«Клиника милосердия» была намного меньше, чем недоброй памяти «Королевская надежда». В детстве Аксель не раз проходил мимо этого здания и даже не знал, что за учреждение в нем находится. Догадаться было бы непросто – здание имело даже какой-то праздничный вид, штукатурка была выкрашена в бирюзовый цвет, а за окнами виднелись синие занавески с кокетливыми белыми цветочками по краям. И конечно, никаких решеток. Удивительно, но и чутье охотника молчало. Какое-то напряжение чувствовалось, но совсем не так, как возле клиники «Королевская надежда». Аксель поднялся по ступеням крыльца и позвонил в колокол. Только после этого он сообразил, что так и не придумал, как будет объяснять, зачем же он хочет видеть Анну Линд. «Чего доброго решат, что я подозреваю в ней одержимую, – подумал молодой человек. – Хоть бы переоделся в гражданское, бестолочь! Как теперь объясняться?» Униформы у охотников не было, но большинство из них предпочитали этакий полувоенный стиль. Гражданскую одежду Аксель надевал только по особым случаям, и, конечно, в этот раз он просто забыл переодеться.

Оказалось, охотник зря себя корил. Дверь открыла молоденькая медсестра, которая, увидев Акселя, всплеснула руками и спросила:

– Ой! А вы, наверное, к Анне пришли? Вот здорово! Заходите скорее, мне кажется, она вас очень ждет!

Аксель был так удивлен приемом, что даже попятился:

– Почему вы думаете, что она кого-то ждет? И откуда вы меня знаете?

Девушка хихикнула:

– Потому что я вас видела! Да вы сейчас сами все поймете. Пойдемте скорее.

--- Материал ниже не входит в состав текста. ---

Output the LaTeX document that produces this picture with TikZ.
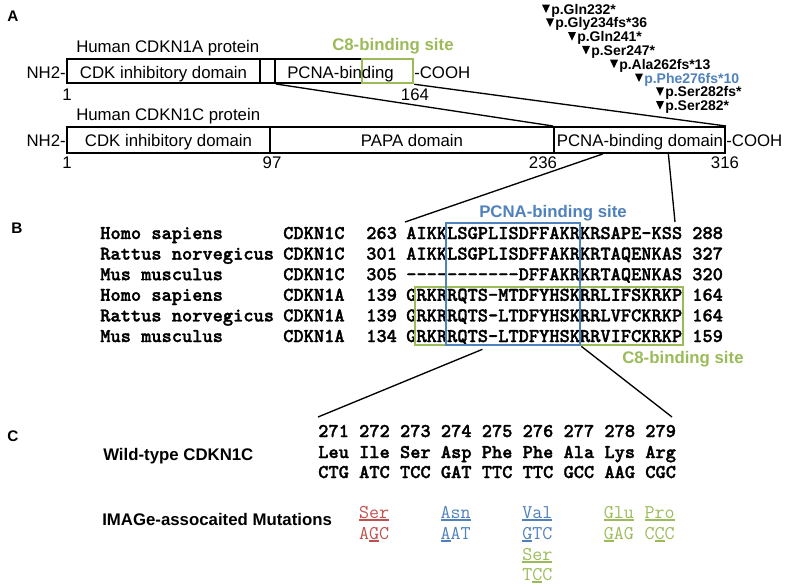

Заинтригованный донельзя, Аксель проследовал за медсестрой. Они поднялись на второй этаж и остановились перед дверью одной из палат:

– Только тихо, хорошо? – прошептала сопровождающая. – Она еще боится резких звуков и, вообще, не любит, когда ее отвлекают. Проходите.

Аксель осторожно шагнул в открытую дверь. Анну он заметил не сразу – настолько поражен был увиденным. Все стены комнаты были увешаны картинами. Мрачные это были картины. Анна рисовала клинику «Королевская надежда». Рисовала талантливо. И оттого только сильнее чувствовалось отчаяние и боль, которые пронизывали рисунки. Но поразило охотника не это. Странно было то, что на нескольких картинах присутствовал он сам – не узнать было невозможно. Сюжет на всех рисунках, на которых присутствовал охотник, был один и тот же: Аксель поражал тьму. Почему-то доктора Оберга девушка никогда не изображала в образе человека – это всегда было какое-то бесформенное существо, в котором как-то угадывались черты доктора, даже если у него на этой картине вовсе не было лица. Аксель, напротив, был нарисован очень тщательно, со вниманием к деталям и неизменно в светлых тонах. Вообще на всех картинах яркие, светлые краски использовались только для того, чтобы нарисовать самого Акселя. Все остальное будто тонуло во тьме, но охотник при этом как будто светился. Аксель вспомнил, что подобное он уже видел. Картинки из учебников истории. Так в эпоху до Катастрофы было принято изображать посланников богов, героев и святых. В остальном картины, которые видел Аксель сейчас, не были похожи на старинные, но были по-своему очень красивы, хоть и навевали тревожные ощущения. И, по-видимому, отлично передавали настроение художницы. Акселю стало не по себе. Он виделся девушке избавителем – но ведь на самом деле он не сделал ничего, чтобы спасти ее! Он вообще не думал о пациентах в тот момент, его целью было прикончить проклятого доктора Оберга.

Впрочем, были там и другие картины, и это очень обрадовало Акселя. На них были изображены совсем другие, не связанные с больницей сюжеты.